We also get some flashbacks to the life of the Bog Child, with some choices of her own to make. I went to a museum display of Bog Bodies that visited my city years ago—there was a large photo of Tollund Man who was found in Denmark and my sister & I both thought that he looked very much like our Danish grandfather, also from Jutland. What a link to the past!

Thursday, 12 July 2018

Berlin Game / Len Deighton

4 out of 5 stars
When a valuable agent behind the Iron Curtain signals he wants out, it's up to Bernard Samson, once active in the field but now anchored to a London desk, to undertake the crucial rescue. But soon, Samson is confronted with evidence that there is a traitor among his colleagues.
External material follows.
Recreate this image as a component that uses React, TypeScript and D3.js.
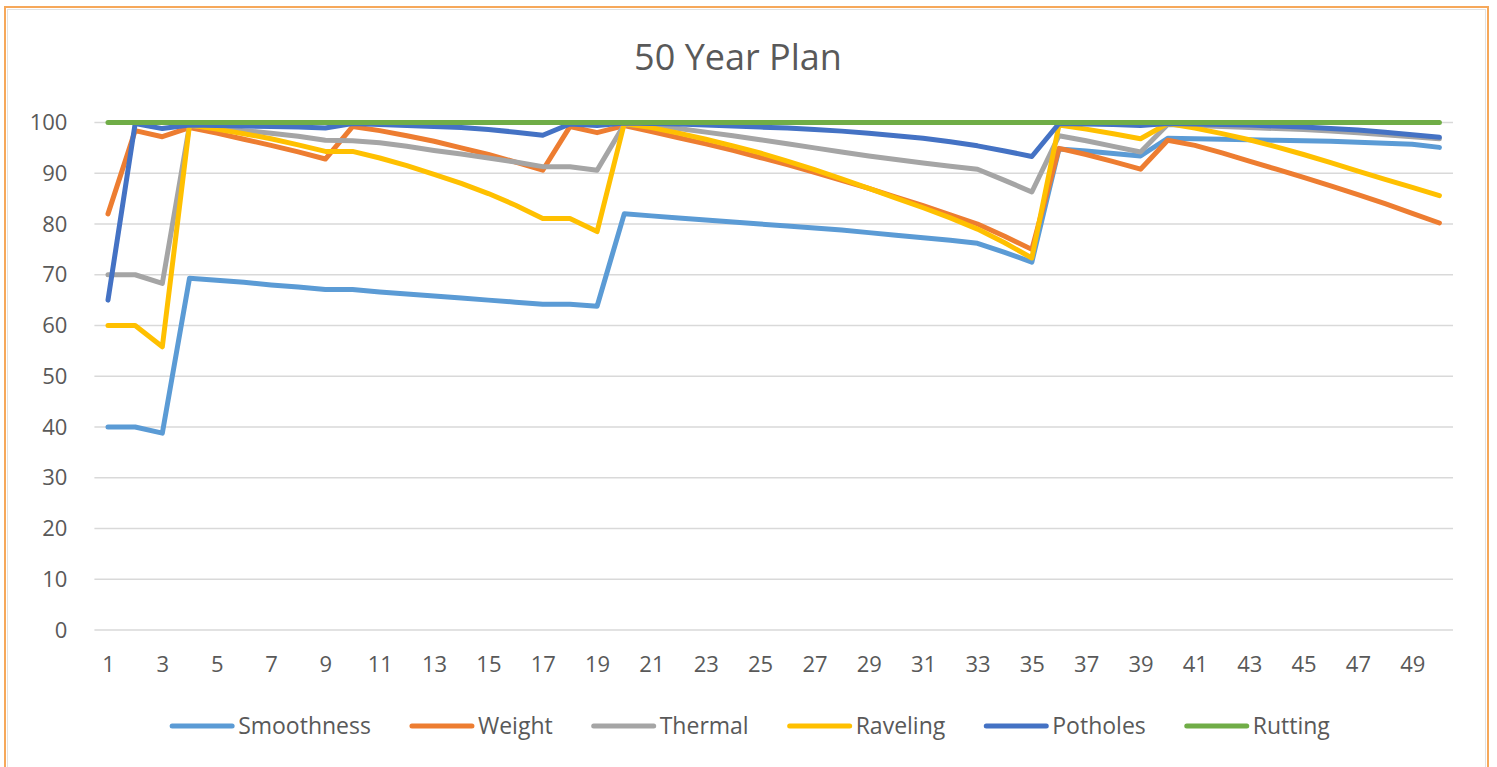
import { useEffect, useRef } from 'react';
import * as d3 from 'd3';

const years = [
  1, 2, 3, 4, 5, 6, 7, 8, 9, 10, 11, 12, 13, 14, 15, 16, 17, 18, 19, 20, 21, 22, 23, 24, 25,
  26, 27, 28, 29, 30, 31, 32, 33, 34, 35, 36, 37, 38, 39, 40, 41, 42, 43, 44, 45, 46, 47, 48, 49, 50,
];

const smoothness = [
  40, 40, 38.8, 69.3, 68.9, 68.5, 68.0, 67.6, 67.1, 67.1,
  66.6, 66.2, 65.8, 65.4, 65.0, 64.6, 64.2, 64.2, 63.8, 82.0,
  81.6, 81.2, 80.8, 80.4, 80.0, 79.6, 79.2, 78.8, 78.3, 77.8,
  77.3, 76.8, 76.2, 74.4, 72.5, 94.8, 94.4, 93.9, 93.4, 96.9,
  96.8, 96.7, 96.6, 96.5, 96.4, 96.3, 96.1, 95.9, 95.7, 95.1,
];
const weight = [
  82.0, 98.4, 97.2, 99.0, 97.9, 96.7, 95.5, 94.2, 92.8, 99.2,
  98.4, 97.4, 96.3, 95.0, 93.7, 92.2, 90.6, 99.2, 98.0, 99.4,
  98.2, 97.0, 95.8, 94.5, 93.1, 91.7, 90.2, 88.6, 87.0, 85.3,
  83.6, 81.8, 80.0, 77.6, 75.0, 94.9, 93.7, 92.3, 90.8, 96.5,
  95.5, 94.0, 92.4, 90.8, 89.2, 87.5, 85.8, 84.0, 82.1, 80.2,
];
const thermal = [
  70, 70, 68.3, 99.4, 98.9, 98.4, 97.9, 97.3, 96.5, 96.4,
  96.0, 95.3, 94.5, 93.8, 93.0, 92.2, 91.3, 91.3, 90.6, 99.6,
  99.4, 98.8, 98.1, 97.4, 96.6, 95.8, 95.0, 94.2, 93.4, 92.7,
  92.0, 91.4, 90.8, 88.6, 86.3, 97.4, 96.4, 95.3, 94.2, 99.6,
  99.4, 99.2, 99.0, 98.8, 98.6, 98.3, 98.0, 97.6, 97.2, 96.8,
];
const raveling = [
  60, 60, 55.8, 99.5, 98.7, 97.8, 96.8, 95.6, 94.3, 94.3,
  93.0, 91.5, 89.8, 88.0, 86.0, 83.7, 81.1, 81.1, 78.5, 99.8,
  99.0, 97.9, 96.7, 95.4, 94.0, 92.4, 90.7, 88.9, 87.0, 85.1,
  83.2, 81.2, 79.0, 76.3, 73.3, 99.5, 98.7, 97.8, 96.8, 99.8,
  98.9, 97.8, 96.6, 95.2, 93.7, 92.1, 90.4, 88.8, 87.2, 85.6,
];
const potholes = [
  65, 99.8, 98.8, 99.5, 99.4, 99.3, 99.2, 99.1, 98.9, 99.8,
  99.6, 99.4, 99.2, 99.0, 98.6, 98.1, 97.5, 99.7, 99.4, 99.9,
  99.8, 99.7, 99.5, 99.3, 99.1, 98.9, 98.6, 98.3, 97.9, 97.4,
  96.9, 96.2, 95.4, 94.4, 93.3, 99.8, 99.7, 99.6, 99.4, 99.8,
  99.7, 99.6, 99.5, 99.3, 99.1, 98.8, 98.5, 98.1, 97.6, 97.1,
];
const rutting = [
  100, 100, 100, 100, 100, 100, 100, 100, 100, 100,
  100, 100, 100, 100, 100, 100, 100, 100, 100, 100,
  100, 100, 100, 100, 100, 100, 100, 100, 100, 100,
  100, 100, 100, 100, 100, 100, 100, 100, 100, 100,
  100, 100, 100, 100, 100, 100, 100, 100, 100, 100,
];

const seriesNames = ['Smoothness', 'Weight', 'Thermal', 'Raveling', 'Potholes', 'Rutting'];
const seriesValues = [smoothness, weight, thermal, raveling, potholes, rutting];
const colors = ['#5b9bd5', '#ed7d31', '#a5a5a5', '#ffc000', '#4472c4', '#70ad47'];
const yTicks = [0, 10, 20, 30, 40, 50, 60, 70, 80, 90, 100];
const xTickYears = years.filter(d => d % 2 === 1);

const W = 1497;
const H = 767;
const FONT = '"Open Sans", sans-serif';

function Chart() {
  const ref = useRef<SVGSVGElement>(null);

  useEffect(() => {
    const svg = d3.select(ref.current).attr('width', W).attr('height', H);
    svg.selectAll('*').remove();

    const left = 94.4;
    const right = 1453;
    const top = 122.5;
    const bottom = 630;

    const x = d3.scaleLinear().domain([0.5, 50.5]).range([left, right]);
    const y = d3.scaleLinear().domain([0, 100]).range([bottom, top]);

    svg.append('rect').attr('width', W).attr('height', H).attr('fill', '#fff');

    // outer frame
    svg
      .append('rect')
      .attr('x', 5)
      .attr('y', 7)
      .attr('width', 1483)
      .attr('height', H + 20)
      .attr('fill', 'none')
      .attr('stroke', '#f6a85a')
      .attr('stroke-width', 2);
    svg
      .append('rect')
      .attr('x', 7.5)
      .attr('y', 9.5)
      .attr('width', 1478)
      .attr('height', H + 20)
      .attr('fill', 'none')
      .attr('stroke', '#e2e2e2')
      .attr('stroke-width', 1);

    svg
      .append('text')
      .attr('x', 738)
      .attr('y', 70)
      .attr('text-anchor', 'middle')
      .attr('font-family', FONT)
      .attr('font-size', 36)
      .attr('fill', '#595959')
      .text('50 Year Plan');

    // gridlines
    svg
      .append('g')
      .selectAll('line')
      .data(yTicks)
      .join('line')
      .attr('x1', left)
      .attr('x2', right)
      .attr('y1', d => y(d))
      .attr('y2', d => y(d))
      .attr('stroke', '#d9d9d9')
      .attr('stroke-width', 1.5);

    const yAxis = svg
      .append('g')
      .attr('transform', `translate(${left - 27},0)`)
      .call(d3.axisLeft(y).tickValues(yTicks).tickSize(0).tickPadding(0));
    yAxis.select('.domain').remove();
    yAxis
      .selectAll('text')
      .attr('font-family', FONT)
      .attr('font-size', 22)
      .attr('fill', '#595959');

    const xAxis = svg
      .append('g')
      .attr('transform', `translate(0,${bottom})`)
      .call(d3.axisBottom(x).tickValues(xTickYears).tickFormat(d3.format('d')).tickSize(0).tickPadding(26));
    xAxis.select('.domain').remove();
    xAxis
      .selectAll('text')
      .attr('font-family', FONT)
      .attr('font-size', 22)
      .attr('fill', '#595959');

    const line = d3
      .line<number>()
      .x((_, i) => x(years[i]))
      .y(d => y(d));

    svg
      .append('g')
      .selectAll('path')
      .data(seriesValues)
      .join('path')
      .attr('d', d => line(d))
      .attr('fill', 'none')
      .attr('stroke', (_, i) => colors[i])
      .attr('stroke-width', 5)
      .attr('stroke-linejoin', 'round')
      .attr('stroke-linecap', 'round');

    // legend
    const legend = svg.append('g');
    const items = legend
      .selectAll('g')
      .data(seriesNames)
      .join('g');
    items
      .append('line')
      .attr('x1', 0)
      .attr('x2', 60)
      .attr('y1', 0)
      .attr('y2', 0)
      .attr('stroke', (_, i) => colors[i])
      .attr('stroke-width', 5)
      .attr('stroke-linecap', 'round');
    const texts = items
      .append('text')
      .attr('x', 66)
      .attr('dy', '0.35em')
      .attr('font-family', FONT)
      .attr('font-size', 23)
      .attr('fill', '#595959')
      .text(d => d);

    const widths: number[] = [];
    texts.each(function () {
      widths.push((this as SVGTextElement).getComputedTextLength());
    });
    const gap = 41;
    const itemW = widths.map(w => 66 + w);
    const total = d3.sum(itemW) + gap * (itemW.length - 1);
    let cx = 751 - total / 2;
    const offsets = itemW.map(w => {
      const o = cx;
      cx += w + gap;
      return o;
    });
    items.attr('transform', (_, i) => `translate(${offsets[i]},726)`);

    return () => {
      svg.selectAll('*').remove();
    };
  }, []);

  return <svg ref={ref} role="img" aria-label="50 Year Plan" style={{ position: 'absolute', left: 0, top: 0 }} />;
}

export default function App() {
  return <Chart />;
}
And to find out who it is, he must sift through layers of lies and follow a web of treachery from London to Berlin until hero and traitor collide.
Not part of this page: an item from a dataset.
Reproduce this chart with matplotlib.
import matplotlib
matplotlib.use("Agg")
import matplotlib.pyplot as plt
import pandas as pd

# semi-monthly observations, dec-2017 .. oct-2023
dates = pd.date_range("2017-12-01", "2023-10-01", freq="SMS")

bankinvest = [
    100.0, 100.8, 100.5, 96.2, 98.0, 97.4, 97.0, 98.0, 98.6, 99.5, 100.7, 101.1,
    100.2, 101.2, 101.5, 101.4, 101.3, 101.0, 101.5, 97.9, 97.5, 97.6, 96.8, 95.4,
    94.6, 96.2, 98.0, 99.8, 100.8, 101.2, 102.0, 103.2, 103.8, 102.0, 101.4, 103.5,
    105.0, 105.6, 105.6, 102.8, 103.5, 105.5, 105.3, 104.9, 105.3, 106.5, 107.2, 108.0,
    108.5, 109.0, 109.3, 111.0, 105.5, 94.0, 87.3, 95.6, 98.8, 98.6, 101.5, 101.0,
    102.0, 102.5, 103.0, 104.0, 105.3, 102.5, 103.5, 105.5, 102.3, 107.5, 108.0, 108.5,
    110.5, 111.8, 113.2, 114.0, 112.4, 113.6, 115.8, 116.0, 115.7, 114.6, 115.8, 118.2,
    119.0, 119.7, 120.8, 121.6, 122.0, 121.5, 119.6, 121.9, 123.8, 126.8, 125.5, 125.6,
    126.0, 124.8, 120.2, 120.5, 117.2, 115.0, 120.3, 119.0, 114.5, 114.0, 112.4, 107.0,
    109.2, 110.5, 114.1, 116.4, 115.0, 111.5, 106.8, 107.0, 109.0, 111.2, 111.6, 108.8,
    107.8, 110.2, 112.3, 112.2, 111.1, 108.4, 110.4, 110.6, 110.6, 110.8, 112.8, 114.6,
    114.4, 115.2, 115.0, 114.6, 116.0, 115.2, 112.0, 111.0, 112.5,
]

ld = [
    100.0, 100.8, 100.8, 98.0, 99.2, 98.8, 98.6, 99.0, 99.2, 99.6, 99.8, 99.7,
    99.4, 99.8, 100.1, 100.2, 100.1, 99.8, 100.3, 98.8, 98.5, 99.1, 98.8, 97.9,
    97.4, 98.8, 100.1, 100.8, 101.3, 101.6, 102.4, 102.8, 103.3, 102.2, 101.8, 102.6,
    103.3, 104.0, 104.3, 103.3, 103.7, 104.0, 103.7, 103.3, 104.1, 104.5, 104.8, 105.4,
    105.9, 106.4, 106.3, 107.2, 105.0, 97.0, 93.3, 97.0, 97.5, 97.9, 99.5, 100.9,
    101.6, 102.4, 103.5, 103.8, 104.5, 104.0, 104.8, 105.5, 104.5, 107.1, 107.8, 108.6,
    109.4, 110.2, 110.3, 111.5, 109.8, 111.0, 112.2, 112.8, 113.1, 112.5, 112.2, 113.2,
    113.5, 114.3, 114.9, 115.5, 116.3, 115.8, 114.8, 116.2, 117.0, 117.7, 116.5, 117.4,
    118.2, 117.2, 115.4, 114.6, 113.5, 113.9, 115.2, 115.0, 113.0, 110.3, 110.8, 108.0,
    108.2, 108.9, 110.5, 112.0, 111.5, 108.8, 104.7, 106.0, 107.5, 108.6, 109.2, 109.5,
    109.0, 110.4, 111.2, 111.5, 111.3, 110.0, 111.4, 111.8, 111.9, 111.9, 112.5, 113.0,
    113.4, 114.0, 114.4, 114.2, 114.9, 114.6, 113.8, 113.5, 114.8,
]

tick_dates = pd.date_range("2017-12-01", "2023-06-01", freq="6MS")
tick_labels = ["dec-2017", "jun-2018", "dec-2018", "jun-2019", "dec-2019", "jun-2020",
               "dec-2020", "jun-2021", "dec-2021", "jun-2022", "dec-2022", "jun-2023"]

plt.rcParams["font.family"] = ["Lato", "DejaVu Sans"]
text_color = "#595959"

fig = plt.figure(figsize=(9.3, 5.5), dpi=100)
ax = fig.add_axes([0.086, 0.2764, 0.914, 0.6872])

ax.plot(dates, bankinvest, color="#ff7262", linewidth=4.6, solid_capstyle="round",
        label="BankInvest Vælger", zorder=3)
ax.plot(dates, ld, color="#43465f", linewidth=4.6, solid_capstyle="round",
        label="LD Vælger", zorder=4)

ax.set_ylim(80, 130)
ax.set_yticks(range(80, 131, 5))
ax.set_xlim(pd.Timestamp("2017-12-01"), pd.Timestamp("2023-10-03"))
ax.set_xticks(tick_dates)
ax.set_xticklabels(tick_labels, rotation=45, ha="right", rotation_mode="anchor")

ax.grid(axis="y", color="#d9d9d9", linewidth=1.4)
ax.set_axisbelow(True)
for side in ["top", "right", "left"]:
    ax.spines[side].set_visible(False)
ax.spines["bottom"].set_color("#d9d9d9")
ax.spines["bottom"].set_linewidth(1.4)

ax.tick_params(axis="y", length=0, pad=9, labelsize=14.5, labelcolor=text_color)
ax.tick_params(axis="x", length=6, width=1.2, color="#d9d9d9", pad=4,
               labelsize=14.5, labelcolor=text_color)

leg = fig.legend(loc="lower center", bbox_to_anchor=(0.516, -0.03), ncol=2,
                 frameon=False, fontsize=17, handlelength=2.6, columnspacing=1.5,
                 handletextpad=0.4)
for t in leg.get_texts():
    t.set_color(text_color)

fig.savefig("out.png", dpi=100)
***2018 Summer of Spies***

Whether you’re reading the rather fanciful spy fiction of Ian Fleming or the gritty tales of John Le Carré, there seems to be liquor involved and in rather high quantities. Make Len Deighton’s protagonist, Bernard Samson, another of the spies who is a fan of copious amounts of liquor. I was right on track when I laid in a good supply of gin when starting my Summer of Spies.

Other than the liquor, Deighton’s work leans more toward the grittier realism of Le Carré. I’d never read either one of those authors before this summer and I’m impressed. Berlin Game is set in the same time period as The Spy Who Came In from the Cold and is also concerned with Cold War politics and the Berlin Wall. There’s a traitor in London somewhere and it is up to Samson to suss them out.

It’s not too long, not overly predictable and decently written. I don’t think I’m a big enough fan of the genre to continue on with the series, but I’m glad to know a little bit about Deighton now.